Мне сразу вспомнился анекдот: «Встречаются три девушки, две красивые, а третья с мехмата». Но, подумал я, Света дала бы любой из двух других сто очков форы; вряд ли в МГУ есть хоть одна красивее ее. За ней увивались почти все молодые люди в нашем вагоне, но она почему-то выбрала именно меня. И когда оказалось, что она едет в тот же курортный поселок, что и я, то каждый день вместо нашего, хорошо обустроенного пляжа при санатории, я уходил на городской, к Свете.
Через полторы недели мы с ней решили съездить в Севастополь с двухдневной автобусной экскурсией. Город поразил меня сразу и наповал – величественные бухты, серые громады военных кораблей, красоты Херсонеса Таврического, Малахов курган, панорама обороны Севастополя, Владимирский собор, Братское кладбище, диорама на Сапун-горе…
Конечно, мы не успели все посмотреть за неполные два дня, что мы провели в этом прекрасном городе. Но я твердо решил сделать все, чтобы попасть именно сюда, на Черноморский флот, если, конечно, появится такая возможность. Перед отъездом мы со Светой бросили по десятирублевой монетке в бухту с Графской пристани. Тогда же я и попросил у нее руки и сердца, на что она мне ответила:
– Саша, давай не будем загадывать. Ведь мы знаем друг друга совсем немного – лишь то время, что провели в отпуске. Давай обождем и посмотрим, что будет дальше.
И, увидев расстроенное выражение моего лица, вздохнула, погладила меня по голове и сказала:
– Милый, это не «нет», поверь мне. Это скорее «да». Только давай вернемся к этому разговору чуть позже.
Через два дня после нашей поездки я провожал ее к автобусу – она уехала к родителям в Элисту, а я остался в Крыму еще на неделю. Тогда же мы договорились, что я приеду в Москву на выходные в конце лета, после нашего скандинавского похода. Эх, до сих пор у меня стоят перед глазами ее прекрасные глаза, ее звонкий смех, ощущение ее маленькой ручки в моей грубой лапище…
И только сейчас, когда мы увидели вход в Севастопольскую бухту, я окончательно понял – Свету я больше никогда не увижу, она осталась в XXI веке, и когда она родится, меня давно уже не будет на свете, простите уж за невольный каламбур…

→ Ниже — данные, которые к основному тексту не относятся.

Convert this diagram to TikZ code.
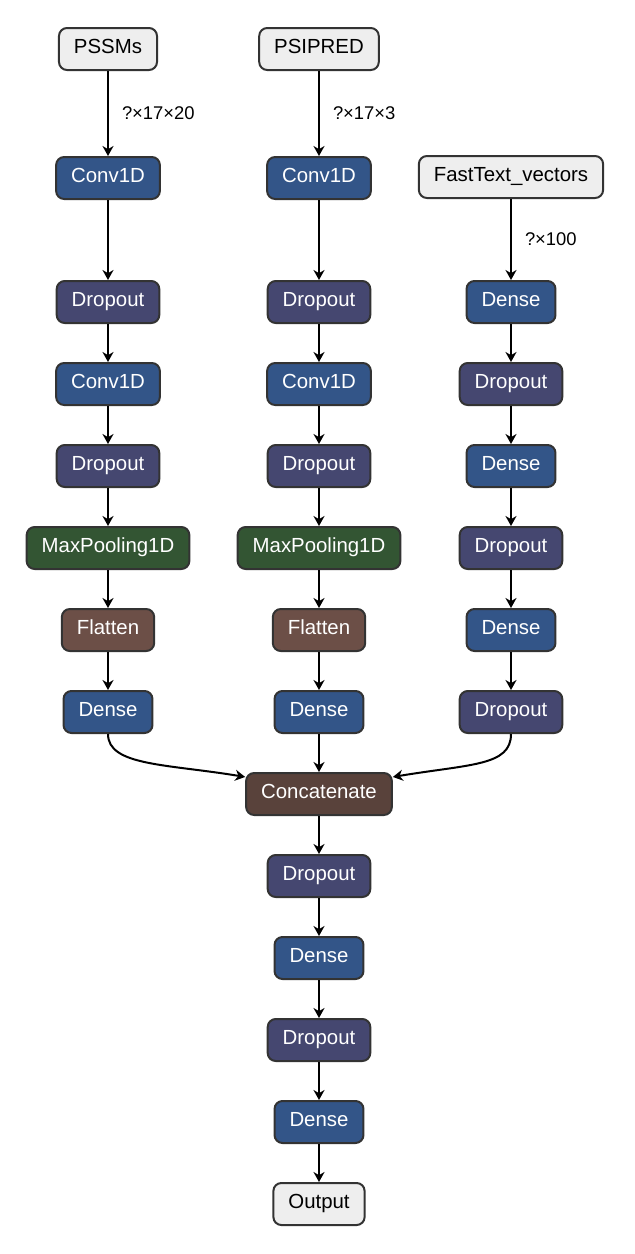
\documentclass[tikz,border=0pt]{standalone}
\usepackage{fontspec}
\setmainfont{Liberation Sans}
\usetikzlibrary{positioning,arrows.meta}
\definecolor{edg}{HTML}{333333}
\definecolor{inp}{HTML}{EEEEEE}
\definecolor{lay}{HTML}{335588}
\definecolor{drp}{HTML}{454770}
\definecolor{poolc}{HTML}{335533}
\definecolor{shpc}{HTML}{6C4F47}
\definecolor{tens}{HTML}{59423B}
\tikzset{
  >={Stealth[length=5pt,width=5.5pt,inset=1.6pt]},
  layer/.style={draw=edg, line width=1pt, rounded corners=4pt, fill=lay, text=white,
                minimum height=21pt, inner xsep=7.5pt, text height=7.2pt, text depth=2.6pt,
                font=\fontsize{10.2}{12}\selectfont},
  io/.style={layer, fill=inp, text=black},
  drop/.style={layer, fill=drp},
  pool/.style={layer, fill=poolc},
  flat/.style={layer, fill=shpc},
  merge/.style={layer, fill=tens},
  dim/.style={font=\fontsize{9.2}{11}\selectfont, right=6.5pt, inner sep=0pt, midway},
  l/.style={->, line width=1pt, draw=black},
}
\begin{document}
\begin{tikzpicture}[x=0.5pt, y=-0.5pt, node distance=19pt]
  \useasboundingbox (0,0) rectangle (634,1254);
  % inputs
  \node[io] (pssm) at (108,49) {PSSMs};
  \node[io] (psi) at (319,49) {PSIPRED};
  \node[io] (ft) at (511,177) {FastText\_vectors};
  % PSSM branch
  \node[layer,below=42.5pt of pssm] (cv1) {Conv1D};
  \node[drop,below=40pt of cv1] (dr1) {Dropout};
  \node[layer,below=of dr1] (cv1b) {Conv1D};
  \node[drop,below=of cv1b] (dr1b) {Dropout};
  \node[pool,below=of dr1b] (mp1) {MaxPooling1D};
  \node[flat,below=of mp1] (fl1) {Flatten};
  \node[layer,below=of fl1] (dn1) {Dense};
  % PSIPRED branch
  \node[layer,below=42.5pt of psi] (cv2) {Conv1D};
  \node[drop,below=40pt of cv2] (dr2) {Dropout};
  \node[layer,below=of dr2] (cv2b) {Conv1D};
  \node[drop,below=of cv2b] (dr2b) {Dropout};
  \node[pool,below=of dr2b] (mp2) {MaxPooling1D};
  \node[flat,below=of mp2] (fl2) {Flatten};
  \node[layer,below=of fl2] (dn2) {Dense};
  % FastText branch
  \node[layer,below=40.5pt of ft] (dn3) {Dense};
  \node[drop,below=of dn3] (dr3) {Dropout};
  \node[layer,below=of dr3] (dn3b) {Dense};
  \node[drop,below=of dn3b] (dr3b) {Dropout};
  \node[layer,below=of dr3b] (dn3c) {Dense};
  \node[drop,below=of dn3c] (dr3c) {Dropout};
  % head
  \node[merge,below=of dn2] (cat) {Concatenate};
  \node[drop,below=of cat] (dr4) {Dropout};
  \node[layer,below=of dr4] (dn4) {Dense};
  \node[drop,below=of dn4] (dr5) {Dropout};
  \node[layer,below=of dr5] (dn5) {Dense};
  \node[io,below=of dn5] (out) {Output};

  \draw[l](pssm)--(cv1) node[dim]{?×17×20};
  \draw[l](psi)--(cv2) node[dim]{?×17×3};
  \draw[l](ft)--(dn3) node[dim]{?×100};
  \draw[l](cv1)--(dr1);\draw[l](dr1)--(cv1b);\draw[l](cv1b)--(dr1b);\draw[l](dr1b)--(mp1);
  \draw[l](mp1)--(fl1);\draw[l](fl1)--(dn1);
  \draw[l](cv2)--(dr2);\draw[l](dr2)--(cv2b);\draw[l](cv2b)--(dr2b);\draw[l](dr2b)--(mp2);
  \draw[l](mp2)--(fl2);\draw[l](fl2)--(dn2);
  \draw[l](dn3)--(dr3);\draw[l](dr3)--(dn3b);\draw[l](dn3b)--(dr3b);\draw[l](dr3b)--(dn3c);
  \draw[l](dn3c)--(dr3c);
  \draw[l](dn1.south) .. controls +(0,32) and +(-78,-13) .. (cat.167);
  \draw[l](dn2)--(cat);
  \draw[l](dr3c.south) .. controls +(0,32) and +(78,-13) .. (cat.13);
  \draw[l](cat)--(dr4);\draw[l](dr4)--(dn4);\draw[l](dn4)--(dr5);\draw[l](dr5)--(dn5);
  \draw[l](dn5)--(out);
\end{tikzpicture}
\end{document}
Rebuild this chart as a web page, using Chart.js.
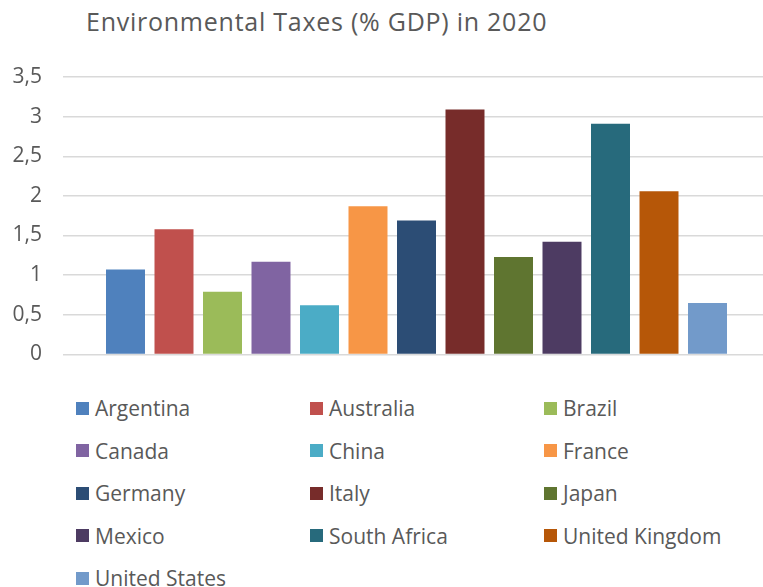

Природа была практически такой же, как и тогда, а вот город сильно отличался. При входе в бухту располагались те же форты, а на Корабельной стороне – казармы, в которых сегодня находится университет. Но почти все другие здания выглядели более нарядно и, наверное, величественнее, чем в XXI веке, а цветовая их гамма была более античной, что ли, бело-желтой. Я вспомнил, как нам рассказывали, что город восстанавливали дважды – после Крымской войны, и еще раз после Великой Отечественной, когда в центре оставалось ровно пять неповрежденных или почти неповрежденных зданий.
Когда мы подошли к входу в бухту, с Константиновской батареи выстрелило орудие. Наш катер лег в дрейф. Вскоре к нам подошла шлюпка. Увидев ротмистра Шеншина и прочитав его грозную бумагу, дежурный офицер почтительно приложил руку к фуражке и предложил нам двигаться к Графской пристани.